![]() |
|||||||||||||||||
For my whole adult life, I have paid my rent by putting words on paper and selling them: magazine articles, Web content (odious phrase), books, book reviews. But it is only in the last year that, when asked what do you do—say, at a cocktail party or on an airplane—I have begun to answer, sometimes, haltingly, I’m a writer. Possibly my hesitation to claim that moniker comes from living in Manhattan for so many years, where everyone is a writer, or an actress, or a painter, though really most of those artistes are waiting tables. In my heart of hearts, I have always wanted to Be A Writer, but it’s an intimidating label, and sometimes I wonder who the heck I think I am, ascribing it to little ol’ me. My hesitation to proclaim myself a writer comes in part from a sneaking suspicion that if I were really a writer, writing would be easy. I once heard a sermon in which the pastor said you knew you were called to something—lifelong singleness, say, or a career in the culinary arts—if the thing in question, living unmarried or whipping up soufflés, came easy to you.

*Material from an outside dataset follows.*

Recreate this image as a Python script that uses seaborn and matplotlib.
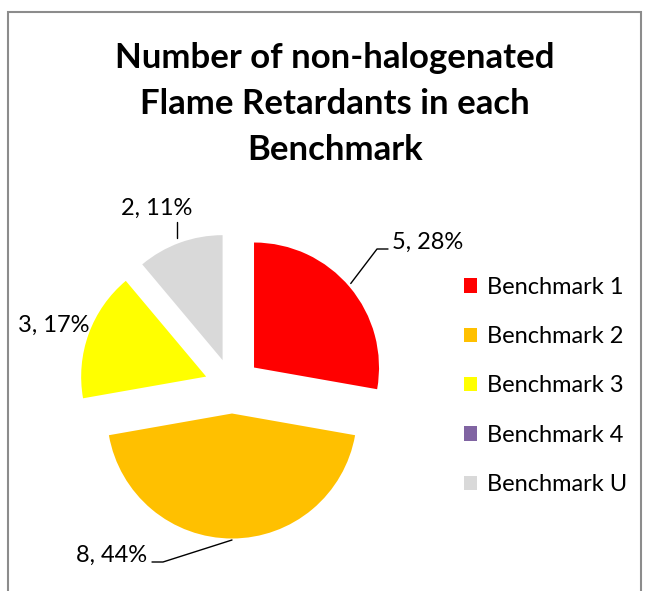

The more I write, the more I understand that writers are not necessarily people for whom writing comes easily. Nor is a writer necessarily someone who publishes, nor necessarily someone who gets paid to write, nor someone with a burning urge to put pen to paper every single day. In my book, a writer is someone who comes to understand the truth of a thing better, more clearly, more wholly, by writing their way toward the truth. If you don’t know what you think or feel about something until you’ve written, and re-written, your way inside it, you might just Be A Writer.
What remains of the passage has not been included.